During the continuous casting of steel, especially at high casting speeds, it is extremely important that there be produced as uniform and as thick as possible strand shell or skin upon departure of the cast strand or casting out of the mold.
Due to the contraction of the strand shell within the mold such lifts off of the mold walls and, depending upon the cross-section of the strand and the taper of the hollow mold cavity or compartment, produces an irregular contact of the strand with the walls of the mold viewed over the periphery of the strand. Due to this irregular contact of the strand with the mold walls there is formed, especially at the lower portion of the mold, a strand shell which is of varying thickness at the outlet end of the mold and possesses the well known drawbacks, such as for instance, diamond profile, fissures, metal breakouts and so forth.
Hence, for the purpose of producing strands having a uniform thickness of the shell over the periphery of the strand at the outlet end of the mold it therefore was beneficial to use short molds equipped with a subsequently arranged spray cooling device. However, the thickness of the strand shell at such mold is thin at the time that the strand departs from the mold and thus severely prone to the metal breakout phenomena, so that even the slightest defects at the strand shell can precipitate metal breakout. Thus, from the standpoint of counteracting metal breakout long molds are preferred. But such long molds possess at the lower region thereof an extremely small cooling efficiency or capacity, and considered with regard to the periphery of the mold, an irregular cooling capacity. Thus, such molds are not suitable for high-speed casting operations where there should prevail safeguards against metal breakout, especially when casting billet- and bloom-cross-sections.
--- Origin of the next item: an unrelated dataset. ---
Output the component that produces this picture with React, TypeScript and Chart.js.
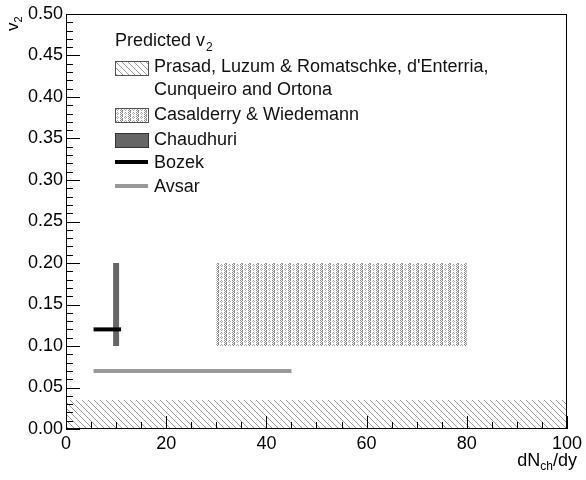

There is known to the art an oscillating or reciprocating mold having an arc-shaped or curved mold cavity which, viewed in the direction of travel of the strand, possesses two different successively arranged cooling devices. The first cooling device consists of cooled walls which indirectly cool the strand shell or skin forming therein. Directly following such first cooling device is the second cooling device which is equipped with support surfaces and intermediately located strip-shaped cooling water channels. These cooling water channels which are open at the strand infeed side are provided with water infeed means for the direct cooling of the strand. However, this mold construction is associated with the drawback that the vapor forming in the cooling water channels can ascend in the shrinkage gap between the mold walls and the strand in the indirectly cooled mold portion up to the level of the molten metal bath and thus can cause explosions. Apart from this drawback such mold construction, however, possesses a still further shortcoming. With incipient metal breakouts, which again close due to solidification in the cooling water channels, there are formed with respect to the strand surface protruding whisker- or teardrop-like irregularities. In the case of a larger incipient metal breakout such a resulting repaired location, even along a shorter path, can completely fill the entire hollow space of the cooling water channel. Due to the relative movement between the oscillating mold and the moving strand there are effective at such repaired locations shearing moments due to the straight lateral boundary surfaces of such channels, which can again tear open such locations. Consequently, on the one hand there is considerably reduced the metal breakout-preventing effect of such cooling device and, on the other hand, there is considerably increased the danger of explosions which arise due to penetration of water into the torn or broken open strand shell.